Wenn Sie einen Bericht auf dieser unseriösen Grundlage verbreiten wollen: nur zu! Bei einem werden wir allerdings nicht mitspielen: dass Sie hier den Eindruck erwecken, dass mit der Vorlage Ihrer Berichte bereits alles erledigt wird. Sie boykottieren die Arbeit des Untersuchungsausschusses, wo Sie nur können. Überall nur heiße Luft, im schlimmsten Fall individuelles Fehlverhalten von einzelnen. Gegen eine Referatsleiterin und einen Polizisten werden Verfahren eingeleitet, der Chef des Verfassungsschutzes wurde als Bauernopfer versetzt, und schon soll alles erledigt sein? Das kann doch wirklich nicht Ihr Ernst sein!
Auch die Vorschläge, die Beyer und Irrgang der Presse vorgestellt haben, sind aus meiner Sicht nur Nebengleise. Die Trennung von Beobachtung und Auswertung, eine verlässliche Ausbildung der Mitarbeiter im Landesamt für Verfassungsschutz und im Spiegelreferat im Innenministerium – das muss doch wohl ein Witz sein. Es ist skandalös genug, dass das in Sachsen keine Selbstverständlichkeit ist. Das sind absolute Kleinigkeiten und Lächerlichkeiten, die am Grundproblem nichts ändern.
Deshalb bleibt die Linksfraktion dabei: Zuerst braucht es eine andere Leitung, sprich: einen anderen Minister. Dann
brauchen wir auch effektive Kontrollmechanismen. DIE LINKE hat mit ihrem Gesetzentwurf zur Verbesserung der Kontrollmöglichkeiten der PKK einen Aufschlag gemacht. Wenn die SPD heute signalisiert, dass sie dem zustimmen kann: umso besser.
(Heinz Eggert, CDU: Einen Aufschlag, ja? – Interner Wortwechsel zwischen den Abg. Stefan Brangs, SPD, und Heinz Eggert, CDU)
Außerdem brauchen wir einen arbeitsfähigen Untersuchungsausschuss, in dem das Parlament endlich in die Lage versetzt wird, zu einer Einschätzung zu kommen und seine eigenen Konsequenzen zu generieren. Wenn Sie es mit Ihrem Aufklärungswillen ernst meinen, meine Damen und Herren, dann hören Sie auf, die Arbeit des Untersuchungsausschusses zu boykottieren, und rauben Sie uns nicht die Zeit mit Ihren belanglosen Schaufensteranträgen!
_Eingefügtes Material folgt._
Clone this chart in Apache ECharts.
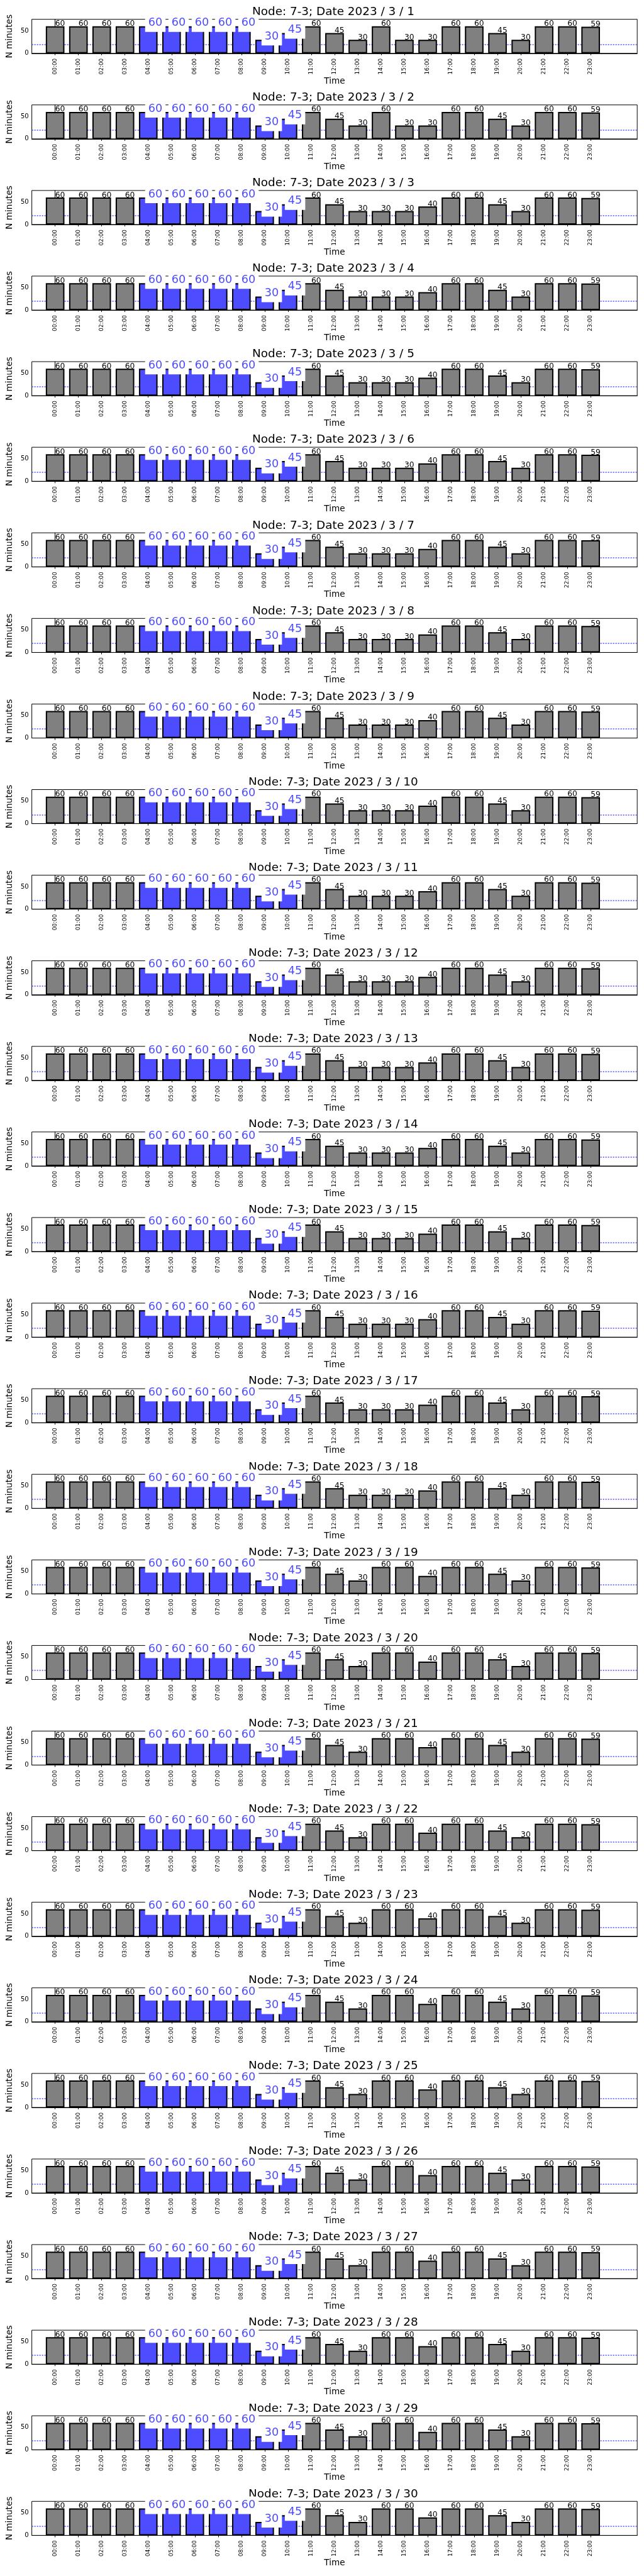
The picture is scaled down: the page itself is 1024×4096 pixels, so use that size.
<!DOCTYPE html>
<html><head><meta charset="utf-8">
<script src="https://cdn.jsdelivr.net/npm/echarts@6/dist/echarts.min.js"></script>
<style>html,body{margin:0;padding:0;background:#fff}#c{width:1024px;height:4096px}</style>
</head><body><div id="c"></div>
<script>
// ---------------- data ----------------
const NODE = '7-3';
const YEAR = 2023, MONTH = 3;
const DAYS = [1,2,3,4,5,6,7,8,9,10,11,12,13,14,15,16,17,18,19,20,21,22,23,24,25,26,27,28,29,30];
const HOURS = ['00:00','01:00','02:00','03:00','04:00','05:00','06:00','07:00','08:00','09:00','10:00','11:00',
               '12:00','13:00','14:00','15:00','16:00','17:00','18:00','19:00','20:00','21:00','22:00','23:00'];
// minutes per hour, identical on every day for 00:00 .. 13:00
const VALUES_00_13 = [60,60,60,60,60,60,60,60,60,30,45,60,45,30];
// per-day values for 14:00, 15:00, 16:00 (index = day-1)
const VALUES_14 = [60,60,30,30,30,30,30,30,30,30,30,30,30,30,30,30,30,30,60,60,60,60,60,60,60,60,60,60,60,60];
const VALUES_15 = [30,30,30,30,30,30,30,30,30,30,30,30,30,30,30,30,30,30,60,60,60,60,60,60,60,60,60,60,60,60];
const VALUES_16 = [30,30,40,40,40,40,40,40,40,40,40,40,40,40,40,40,40,40,40,40,40,40,40,40,40,40,40,40,40,40];
// identical on every day for 17:00 .. 23:00
const VALUES_17_23 = [60,60,45,30,60,60,59];
const HIGHLIGHT_FROM = 4, HIGHLIGHT_TO = 10;   // hours drawn in blue
const THRESHOLD = 20;
const Y_TICKS = [0, 50];
const Y_MAX = 75.6;

// ---------------- layout / style ----------------
const GRID_LEFT = 46.6, GRID_RIGHT = 10.8, GRID_TOP0 = 30.7, GRID_H = 54.1, STEP = 136.09;
const FONT = 'DejaVu Sans';
const GRAY = '#808080', BLUE = '#4d4dff';
const W = 1024;
const plotCenterX = GRID_LEFT + (W - GRID_LEFT - GRID_RIGHT) / 2;

const chart = echarts.init(document.getElementById('c'), null, {renderer: 'canvas'});
const grid = [], xAxis = [], yAxis = [], series = [], graphic = [];
const tickIdx = HOURS.map((_, i) => i);

DAYS.forEach((day, k) => {
  const vals = VALUES_00_13.concat([VALUES_14[k], VALUES_15[k], VALUES_16[k]], VALUES_17_23);
  const top = GRID_TOP0 + STEP * k;
  grid.push({left: GRID_LEFT, right: GRID_RIGHT, top: top, height: GRID_H, show: true,
    borderColor: '#000', borderWidth: 1, backgroundColor: 'transparent', containLabel: false});
  xAxis.push({gridIndex: k, type: 'value', min: -1, max: 25,
    axisLine: {show: true, onZero: false, lineStyle: {color: '#000', width: 1}},
    axisTick: {show: true, customValues: tickIdx, length: 3, lineStyle: {color: '#000', width: 1}},
    axisLabel: {show: true, customValues: tickIdx, formatter: v => HOURS[v] || '', rotate: 90,
      fontFamily: FONT, fontSize: 8.9, color: '#000', margin: 8},
    splitLine: {show: false},
    name: 'Time', nameLocation: 'middle', nameGap: 36,
    nameTextStyle: {fontFamily: FONT, fontSize: 13.6, color: '#000'}});
  yAxis.push({gridIndex: k, type: 'value', min: 0, max: Y_MAX,
    axisLine: {show: true, lineStyle: {color: '#000', width: 1}},
    axisTick: {show: true, customValues: Y_TICKS, length: 3, lineStyle: {color: '#000', width: 1}},
    axisLabel: {show: true, customValues: Y_TICKS, fontFamily: FONT, fontSize: 10, color: '#000', margin: 5},
    splitLine: {show: false},
    name: 'N minutes', nameLocation: 'middle', nameGap: 22,
    nameTextStyle: {fontFamily: FONT, fontSize: 13.6, color: '#000'}});
  series.push({type: 'bar', xAxisIndex: k, yAxisIndex: k, barWidth: '80%', z: 2, animation: false,
    data: vals.map((v, i) => {
      const hi = i >= HIGHLIGHT_FROM && i <= HIGHLIGHT_TO;
      return {value: [i, v],
        itemStyle: {color: hi ? BLUE : GRAY, borderColor: '#000', borderWidth: 2},
        label: hi ? {show: true, position: 'top', distance: -9, align: 'left', offset: [-5, 0],
                     color: BLUE, fontFamily: FONT, fontSize: 17.7, lineHeight: 20,
                     backgroundColor: '#fff', padding: [4, 5, 4, 5]}
                  : {show: true, position: 'top', distance: -2.5, align: 'left',
                     color: '#000', fontFamily: FONT, fontSize: 12.3, lineHeight: 12.3}};
    }),
    markLine: {silent: true, z: 1, symbol: 'none', animation: false,
      label: {show: false},
      lineStyle: {color: BLUE, type: [2, 2], width: 1.5},
      data: [{yAxis: THRESHOLD}]}
  });
  graphic.push({type: 'text', x: plotCenterX, y: 19.2 + STEP * k,
    style: {text: 'Node: ' + NODE + '; Date ' + YEAR + ' / ' + MONTH + ' / ' + day,
      textAlign: 'center', textVerticalAlign: 'middle', font: '18.4px "' + FONT + '"', fill: '#000'}});
});

chart.setOption({animation: false, grid, xAxis, yAxis, series, graphic});
</script></body></html>
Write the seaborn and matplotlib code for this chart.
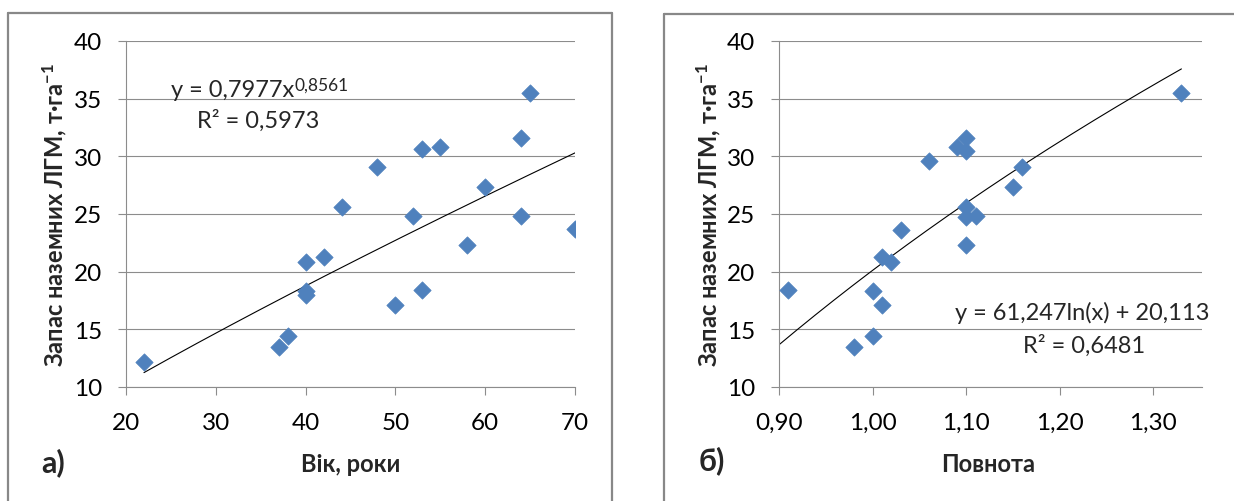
import numpy as np
import pandas as pd
import matplotlib
matplotlib.use("Agg")
import matplotlib.pyplot as plt
import seaborn as sns
from matplotlib.lines import Line2D

# ---------------- data ----------------
age = [22, 37, 38, 40, 40, 40, 42, 44, 48, 50, 52, 53, 53, 55, 58, 60, 64, 64, 65, 70]
stock_a = [12.2, 13.5, 14.4, 20.8, 18.3, 18.0, 21.3, 25.6, 29.1, 17.1,
           24.8, 30.6, 18.4, 30.8, 22.3, 27.3, 31.6, 24.8, 35.5, 23.7]

density = [0.91, 0.98, 1.00, 1.00, 1.01, 1.01, 1.02, 1.03, 1.06, 1.09,
           1.10, 1.10, 1.10, 1.10, 1.11, 1.10, 1.15, 1.16, 1.33]
stock_b = [18.4, 13.5, 14.4, 18.3, 17.1, 21.3, 20.8, 23.6, 29.6, 30.8,
           31.6, 30.5, 25.6, 24.7, 24.8, 22.3, 27.3, 29.1, 35.5]

pow_coef, pow_exp = 0.7977, 0.8561      # y = a * x^b
ln_coef, ln_int = 61.247, 20.113        # y = a*ln(x) + b

y_ticks = [10, 15, 20, 25, 30, 35, 40]
x_ticks_a = [20, 30, 40, 50, 60, 70]
x_ticks_b = [0.90, 1.00, 1.10, 1.20, 1.30]
x_labels_b = ["0,90", "1,00", "1,10", "1,20", "1,30"]

eq_a = "y = 0,7977x"
eq_a_sup = "0,8561"
r2_a = "R² = 0,5973"
eq_b = "y = 61,247ln(x) + 20,113"
r2_b = "R² = 0,6481"
ylabel = r"Запас наземних ЛГМ, т·га$^{\mathbf{-1}}$"
xlabel_a = "Вік, роки"
xlabel_b = "Повнота"
tag_a = "а)"
tag_b = "б)"

# ---------------- style ----------------
sns.set_style("white")
plt.rcParams["font.family"] = ["Lato", "DejaVu Sans"]
plt.rcParams["mathtext.fontset"] = "custom"
plt.rcParams["mathtext.rm"] = "Lato"
plt.rcParams["mathtext.bf"] = "Lato:bold"
plt.rcParams["mathtext.it"] = "Lato:italic"

W, H = 1234, 502
fig = plt.figure(figsize=(W / 100, H / 100), dpi=100)
fig.patch.set_facecolor("white")

GRID = "#8c8c8c"
BLUE = "#4F81BD"
TICK_FS = 17.5
LAB_FS = 17
EQ_FS = 17
MS = 78


def px_axes(x0, x1, y0, y1):
    return fig.add_axes([x0 / W, 1 - y1 / H, (x1 - x0) / W, (y1 - y0) / H])


def style_axes(ax):
    for s in ["top", "right"]:
        ax.spines[s].set_visible(False)
    for s in ["left", "bottom"]:
        ax.spines[s].set_color(GRID)
        ax.spines[s].set_linewidth(0.8)
    ax.set_ylim(10, 40)
    ax.set_yticks(y_ticks)
    ax.set_yticklabels([str(v) for v in y_ticks])
    ax.yaxis.grid(True, color=GRID, lw=0.8)
    ax.xaxis.grid(False)
    ax.set_axisbelow(True)
    ax.tick_params(axis="both", direction="out", length=6, width=0.8,
                   color=GRID, labelsize=TICK_FS, labelcolor="black")
    ax.tick_params(axis="y", pad=11, left=True)
    ax.tick_params(axis="x", pad=12, bottom=True)


# ---------------- panel a ----------------
axa = px_axes(126, 575, 42, 388)
style_axes(axa)
dfa = pd.DataFrame({"x": age, "y": stock_a})
xa = np.linspace(min(age), max(age), 200)
axa.plot(xa, pow_coef * xa ** pow_exp, color="black", lw=0.8, zorder=2)
sns.scatterplot(data=dfa, x="x", y="y", ax=axa, marker="D", s=MS,
                color=BLUE, edgecolor=BLUE, linewidth=0.5, zorder=3)
axa.set_xlim(20, 70)
axa.set_xticks(x_ticks_a)
axa.set_xticklabels([str(v) for v in x_ticks_a])
axa.set_xlabel(xlabel_a, fontsize=LAB_FS, fontweight="bold")
axa.set_ylabel(ylabel, fontsize=LAB_FS, fontweight="bold")
axa.yaxis.label.set_va("center")
axa.yaxis.set_label_coords((55 - 126) / 449, 0.5)
axa.xaxis.set_label_coords(0.5, -(465 - 388) / 346)
axa.xaxis.label.set_va("center")

t1 = axa.text(25.0, 35.8, eq_a, fontsize=EQ_FS, ha="left", va="center")
axa.annotate(eq_a_sup, xy=(1, 1.1), xycoords=t1, ha="left", va="top",
             fontsize=12.5)
axa.text(34.7, 33.2, r2_a, fontsize=EQ_FS, ha="center", va="center")

# ---------------- panel b ----------------
axb = px_axes(779, 1202, 42, 388)
style_axes(axb)
dfb = pd.DataFrame({"x": density, "y": stock_b})
xb = np.linspace(0.90, max(density), 200)
axb.plot(xb, ln_coef * np.log(xb) + ln_int, color="black", lw=0.8, zorder=2)
sns.scatterplot(data=dfb, x="x", y="y", ax=axb, marker="D", s=MS,
                color=BLUE, edgecolor=BLUE, linewidth=0.5, zorder=3)
axb.set_xlim(0.90, 1.352)
axb.set_xticks(x_ticks_b)
axb.set_xticklabels(x_labels_b)
axb.set_xlabel(xlabel_b, fontsize=LAB_FS, fontweight="bold")
axb.set_ylabel(ylabel, fontsize=LAB_FS, fontweight="bold")
axb.yaxis.label.set_va("center")
axb.yaxis.set_label_coords((709 - 779) / 423, 0.5)
axb.xaxis.set_label_coords((988 - 779) / 423, -(465 - 388) / 346)
axb.xaxis.label.set_va("center")

axb.text(1.224, 16.5, eq_b, fontsize=EQ_FS, ha="center", va="center")
axb.text(1.226, 13.7, r2_b, fontsize=EQ_FS, ha="center", va="center")

# ---------------- panel tags ----------------
fig.text(53 / W, 1 - 463 / H, tag_a, fontsize=22, fontweight="bold",
         ha="center", va="center")
fig.text(712 / W, 1 - 461 / H, tag_b, fontsize=22, fontweight="bold",
         ha="center", va="center")

# ---------------- chart-area borders ----------------
BORDER = "#888888"


def fline(xs, ys):
    fig.add_artist(Line2D([x / W for x in xs], [1 - y / H for y in ys],
                          transform=fig.transFigure, color=BORDER, lw=1.6))


fline([8, 612], [14, 14])
fline([8, 8], [14, 502])
fline([612, 612], [14, 502])
fline([664, 1234], [15, 15])
fline([664, 664], [15, 502])

fig.savefig("out.png", dpi=100, facecolor="white")
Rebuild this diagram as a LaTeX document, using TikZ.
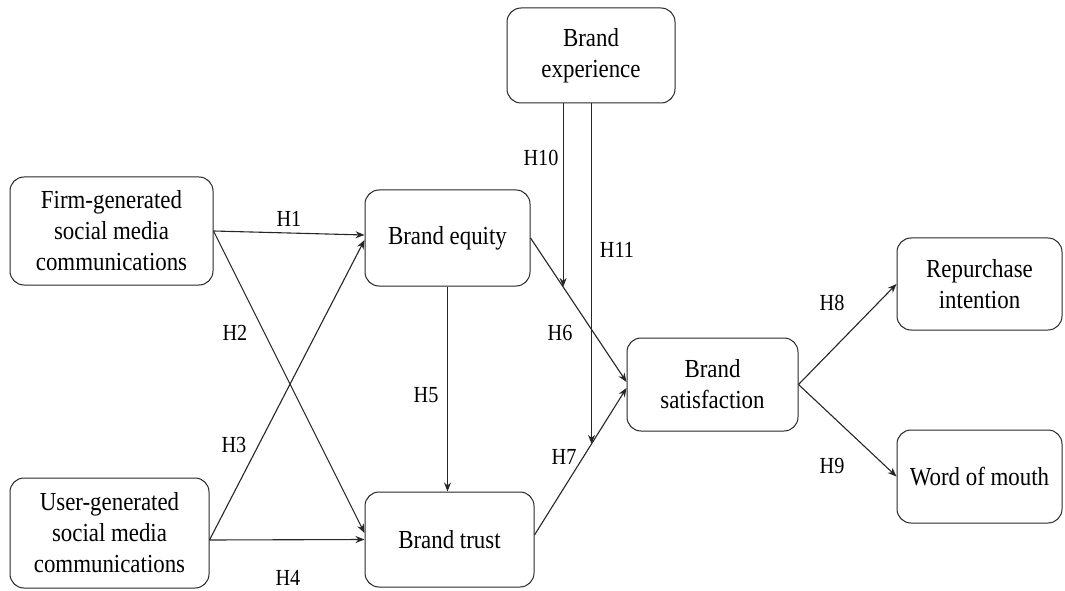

(Beifall bei der Linksfraktion, der NPD, der FDP und den GRÜNEN sowie des Abg. Klaus-Jürgen Menzel, fraktionslos)
Ich sehe im Moment keine Redewünsche aus den Fraktionen und frage deshalb die Staatsregierung. – Herr Staatsminister Dr. Buttolo, bitte.
Frau Präsidentin! Meine sehr verehrten Damen und Herren! Bevor ich zum eigentlichen Antrag sprechen möchte, gestatten Sie mir eine Vorbemerkung.
denn unser Landesamt für Verfassungsschutz hat bundesweit einen guten Ruf bei der Beobachtung des Extremismus.
Die Arbeit war sehr hilfreich, zum Beispiel beim Verbot rechtsextremistischer Vereinigungen. Wer also den Verfassungsschutz zu schwächen versucht, schwächt die Bekämpfung des Extremismus.